-- begin --

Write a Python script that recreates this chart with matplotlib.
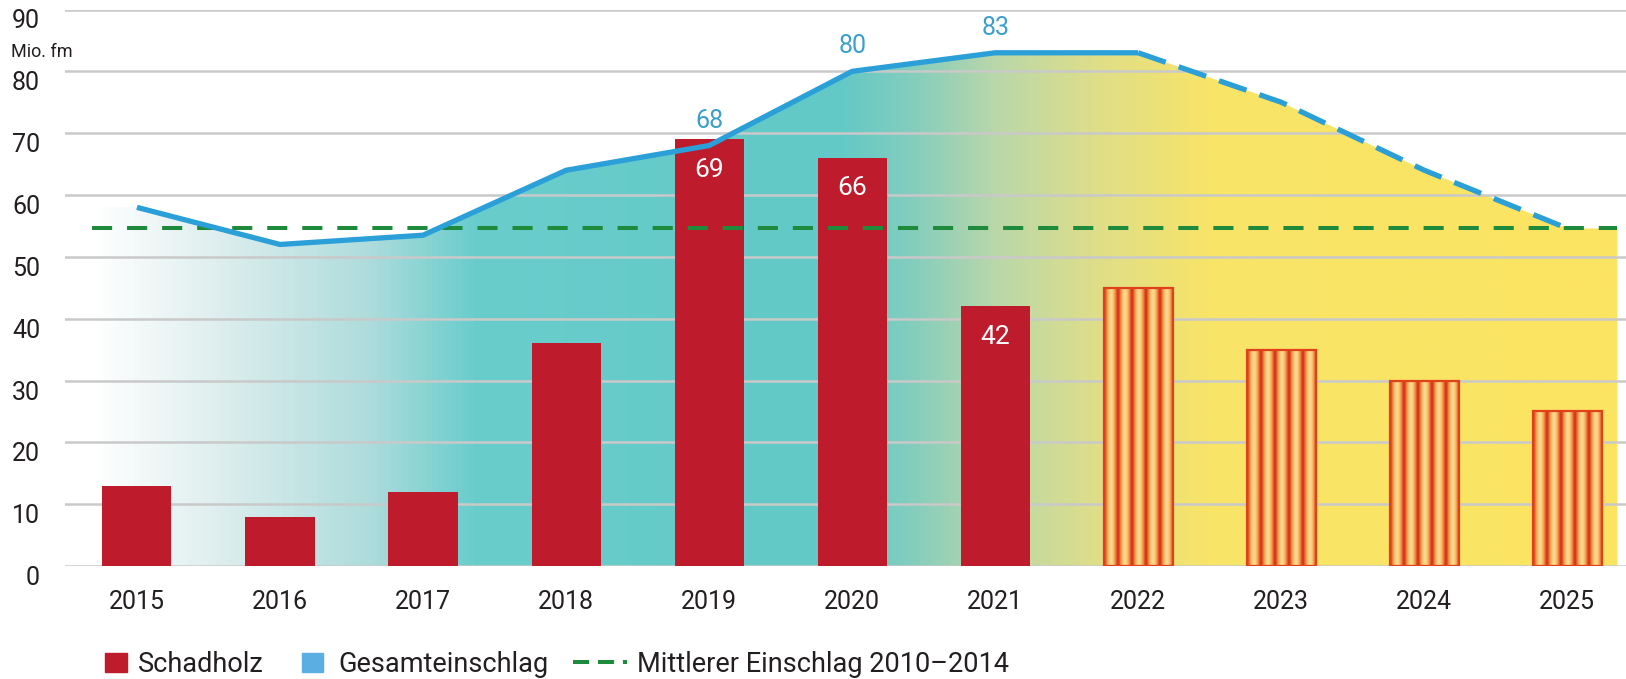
import matplotlib
matplotlib.use("Agg")
import matplotlib.pyplot as plt
import numpy as np
from matplotlib.colors import LinearSegmentedColormap
from matplotlib.patches import Rectangle
from matplotlib.lines import Line2D

# Schadholz und Gesamteinschlag in Mio. fm (ab 2022 Prognose)
years = [2015, 2016, 2017, 2018, 2019, 2020, 2021, 2022, 2023, 2024, 2025]
schadholz = [13, 8, 12, 36, 69, 66, 42, 45, 35, 30, 25]
gesamteinschlag = [58, 52, 53.5, 64, 68, 80, 83, 83, 75, 64, 54.6]
mittel_2010_2014 = 54.6
last_actual_year = 2021
schadholz_label_years = [2019, 2020, 2021]
gesamt_label_years = [2019, 2020, 2021]
yticks = list(range(0, 91, 10))

RED = '#be1c2d'
BLUE = '#2a9fd8'
GREEN = '#1e8b3c'
TEXT = '#231f20'

plt.rcParams['font.family'] = ['Roboto', 'DejaVu Sans']

W, H = 1626, 679
fig = plt.figure(figsize=(W / 100, H / 100), dpi=100)
ax = fig.add_axes([65 / W, 1 - 566 / H, 1 - 65 / W, (566 - 9.5) / H])
xmin, xmax = 2014.497, 2025.41

# gradient area under the total harvest line
x0, x1 = 2014.685, 2025.35
fill_x = [x0] + years + [x1]
fill_y = [gesamteinschlag[0]] + gesamteinschlag + [gesamteinschlag[-1]]
area = ax.fill_between(fill_x, fill_y, 0, facecolor='none', edgecolor='none')
stops_x = [2014.685, 2015.5, 2016.6, 2017.35, 2019.9, 2020.4, 2021.0, 2021.7, 2022.5, 2025.35]
stops_c = [(255, 255, 255), (224, 239, 239), (175, 220, 220), (105, 205, 204),
           (98, 201, 198), (130, 205, 190), (185, 215, 170), (222, 222, 138),
           (248, 228, 104), (252, 228, 97)]
shade = LinearSegmentedColormap.from_list(
    'shade', [((sx - x0) / (x1 - x0), tuple(c / 255 for c in col))
              for sx, col in zip(stops_x, stops_c)])
grad = np.linspace(0, 1, 1024).reshape(1, -1)
img = ax.imshow(grad, cmap=shade, extent=[x0, x1, 0, 90], aspect='auto',
                origin='lower', interpolation='bilinear', zorder=0.2)
img.set_clip_path(area.get_paths()[0], ax.transData)

# bars: actual values solid, forecast striped
bw = 0.483
n_act = years.index(last_actual_year) + 1
ax.bar(years[:n_act], schadholz[:n_act], width=bw, color=RED, zorder=1)
fc_bars = ax.bar(years[n_act:], schadholz[n_act:], width=bw, facecolor='none',
                 edgecolor='#e0401c', linewidth=1.6, zorder=1.3)

stripe_cmap = LinearSegmentedColormap.from_list(
    'stripe', [(0, '#d52e18'), (0.45, '#f08a3c'), (1, '#fcd98c')])
phase = np.linspace(0, 5, 500)
stripe = ((0.5 - 0.5 * np.cos(2 * np.pi * phase)) ** 0.7).reshape(1, -1)
for rect in fc_bars:
    bx, bh = rect.get_x(), rect.get_height()
    im = ax.imshow(stripe, cmap=stripe_cmap, extent=[bx, bx + bw, 0, bh],
                   aspect='auto', interpolation='bilinear', zorder=1.1)
    im.set_clip_path(rect)

# mean harvest 2010-2014
ax.plot([x0, x1], [mittel_2010_2014] * 2, color=GREEN, lw=2.9,
        dashes=(5, 3.7), zorder=3)

# total harvest line, dashed after the last actual year
k = years.index(2022) + 1
ax.plot(years[:k], gesamteinschlag[:k], color=BLUE, lw=3.8, zorder=4,
        solid_joinstyle='round', solid_capstyle='butt')
ax.plot(years[k - 1:], gesamteinschlag[k - 1:], color=BLUE, lw=3.8, zorder=4,
        dashes=(5.5, 2.6))

for y in schadholz_label_years:
    v = schadholz[years.index(y)]
    ax.annotate(f'{v:g}', (y, v), xytext=(0, -22), textcoords='offset points',
                ha='center', va='center', color='white', fontsize=19, zorder=5)
for y in gesamt_label_years:
    v = gesamteinschlag[years.index(y)]
    ax.annotate(f'{v:g}', (y, v), xytext=(0, 18), textcoords='offset points',
                ha='center', va='center', color='#3b9fcc', fontsize=18, zorder=5)

ax.set_xlim(xmin, xmax)
ax.set_ylim(0, 90)
ax.set_xticks(years)
ax.set_yticks(yticks)
ax.yaxis.grid(True, color='#c9c9c9', lw=1.8)
ax.set_axisbelow(True)
for s in ax.spines.values():
    s.set_visible(False)
ax.tick_params(axis='x', length=0, pad=17, labelsize=18, labelcolor=TEXT)
ax.tick_params(axis='y', length=0, pad=18, labelsize=18, labelcolor=TEXT)
for lbl in ax.get_yticklabels():
    lbl.set_verticalalignment('top')

fig.text(11 / W, 1 - 57 / H, 'Mio. fm', fontsize=13, color=TEXT, va='baseline')

# legend
base = 1 - 672 / H
fig.add_artist(Rectangle((105 / W, base), 22 / W, 19 / H, color=RED,
                         transform=fig.transFigure))
fig.text(138 / W, base, 'Schadholz', fontsize=19.5, color=TEXT, va='baseline')
fig.add_artist(Rectangle((302 / W, base), 21 / W, 19 / H, color='#5aaee2',
                         transform=fig.transFigure))
fig.text(338 / W, base, 'Gesamteinschlag', fontsize=19.5, color=TEXT, va='baseline')
fig.add_artist(Line2D([573 / W, 627 / W], [1 - 662 / H] * 2, color=GREEN, lw=2.9,
                      dashes=(4, 2.2), transform=fig.transFigure))
fig.text(637 / W, base, 'Mittlerer Einschlag 2010–2014', fontsize=19.5,
         color=TEXT, va='baseline')

fig.savefig('out.png', dpi=100, facecolor='white')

-- end --

> WHAT YOU SHOULD DO
Return each line from the material above exactly, but not the pictures.

> FULL RESPONSE
Write a Python script that recreates this chart with matplotlib.
import matplotlib
matplotlib.use("Agg")
import matplotlib.pyplot as plt
import numpy as np
from matplotlib.colors import LinearSegmentedColormap
from matplotlib.patches import Rectangle
from matplotlib.lines import Line2D

# Schadholz und Gesamteinschlag in Mio. fm (ab 2022 Prognose)
years = [2015, 2016, 2017, 2018, 2019, 2020, 2021, 2022, 2023, 2024, 2025]
schadholz = [13, 8, 12, 36, 69, 66, 42, 45, 35, 30, 25]
gesamteinschlag = [58, 52, 53.5, 64, 68, 80, 83, 83, 75, 64, 54.6]
mittel_2010_2014 = 54.6
last_actual_year = 2021
schadholz_label_years = [2019, 2020, 2021]
gesamt_label_years = [2019, 2020, 2021]
yticks = list(range(0, 91, 10))

RED = '#be1c2d'
BLUE = '#2a9fd8'
GREEN = '#1e8b3c'
TEXT = '#231f20'

plt.rcParams['font.family'] = ['Roboto', 'DejaVu Sans']

W, H = 1626, 679
fig = plt.figure(figsize=(W / 100, H / 100), dpi=100)
ax = fig.add_axes([65 / W, 1 - 566 / H, 1 - 65 / W, (566 - 9.5) / H])
xmin, xmax = 2014.497, 2025.41

# gradient area under the total harvest line
x0, x1 = 2014.685, 2025.35
fill_x = [x0] + years + [x1]
fill_y = [gesamteinschlag[0]] + gesamteinschlag + [gesamteinschlag[-1]]
area = ax.fill_between(fill_x, fill_y, 0, facecolor='none', edgecolor='none')
stops_x = [2014.685, 2015.5, 2016.6, 2017.35, 2019.9, 2020.4, 2021.0, 2021.7, 2022.5, 2025.35]
stops_c = [(255, 255, 255), (224, 239, 239), (175, 220, 220), (105, 205, 204),
           (98, 201, 198), (130, 205, 190), (185, 215, 170), (222, 222, 138),
           (248, 228, 104), (252, 228, 97)]
shade = LinearSegmentedColormap.from_list(
    'shade', [((sx - x0) / (x1 - x0), tuple(c / 255 for c in col))
              for sx, col in zip(stops_x, stops_c)])
grad = np.linspace(0, 1, 1024).reshape(1, -1)
img = ax.imshow(grad, cmap=shade, extent=[x0, x1, 0, 90], aspect='auto',
                origin='lower', interpolation='bilinear', zorder=0.2)
img.set_clip_path(area.get_paths()[0], ax.transData)

# bars: actual values solid, forecast striped
bw = 0.483
n_act = years.index(last_actual_year) + 1
ax.bar(years[:n_act], schadholz[:n_act], width=bw, color=RED, zorder=1)
fc_bars = ax.bar(years[n_act:], schadholz[n_act:], width=bw, facecolor='none',
                 edgecolor='#e0401c', linewidth=1.6, zorder=1.3)

stripe_cmap = LinearSegmentedColormap.from_list(
    'stripe', [(0, '#d52e18'), (0.45, '#f08a3c'), (1, '#fcd98c')])
phase = np.linspace(0, 5, 500)
stripe = ((0.5 - 0.5 * np.cos(2 * np.pi * phase)) ** 0.7).reshape(1, -1)
for rect in fc_bars:
    bx, bh = rect.get_x(), rect.get_height()
    im = ax.imshow(stripe, cmap=stripe_cmap, extent=[bx, bx + bw, 0, bh],
                   aspect='auto', interpolation='bilinear', zorder=1.1)
    im.set_clip_path(rect)

# mean harvest 2010-2014
ax.plot([x0, x1], [mittel_2010_2014] * 2, color=GREEN, lw=2.9,
        dashes=(5, 3.7), zorder=3)

# total harvest line, dashed after the last actual year
k = years.index(2022) + 1
ax.plot(years[:k], gesamteinschlag[:k], color=BLUE, lw=3.8, zorder=4,
        solid_joinstyle='round', solid_capstyle='butt')
ax.plot(years[k - 1:], gesamteinschlag[k - 1:], color=BLUE, lw=3.8, zorder=4,
        dashes=(5.5, 2.6))

for y in schadholz_label_years:
    v = schadholz[years.index(y)]
    ax.annotate(f'{v:g}', (y, v), xytext=(0, -22), textcoords='offset points',
                ha='center', va='center', color='white', fontsize=19, zorder=5)
for y in gesamt_label_years:
    v = gesamteinschlag[years.index(y)]
    ax.annotate(f'{v:g}', (y, v), xytext=(0, 18), textcoords='offset points',
                ha='center', va='center', color='#3b9fcc', fontsize=18, zorder=5)

ax.set_xlim(xmin, xmax)
ax.set_ylim(0, 90)
ax.set_xticks(years)
ax.set_yticks(yticks)
ax.yaxis.grid(True, color='#c9c9c9', lw=1.8)
ax.set_axisbelow(True)
for s in ax.spines.values():
    s.set_visible(False)
ax.tick_params(axis='x', length=0, pad=17, labelsize=18, labelcolor=TEXT)
ax.tick_params(axis='y', length=0, pad=18, labelsize=18, labelcolor=TEXT)
for lbl in ax.get_yticklabels():
    lbl.set_verticalalignment('top')

fig.text(11 / W, 1 - 57 / H, 'Mio. fm', fontsize=13, color=TEXT, va='baseline')

# legend
base = 1 - 672 / H
fig.add_artist(Rectangle((105 / W, base), 22 / W, 19 / H, color=RED,
                         transform=fig.transFigure))
fig.text(138 / W, base, 'Schadholz', fontsize=19.5, color=TEXT, va='baseline')
fig.add_artist(Rectangle((302 / W, base), 21 / W, 19 / H, color='#5aaee2',
                         transform=fig.transFigure))
fig.text(338 / W, base, 'Gesamteinschlag', fontsize=19.5, color=TEXT, va='baseline')
fig.add_artist(Line2D([573 / W, 627 / W], [1 - 662 / H] * 2, color=GREEN, lw=2.9,
                      dashes=(4, 2.2), transform=fig.transFigure))
fig.text(637 / W, base, 'Mittlerer Einschlag 2010–2014', fontsize=19.5,
         color=TEXT, va='baseline')

fig.savefig('out.png', dpi=100, facecolor='white')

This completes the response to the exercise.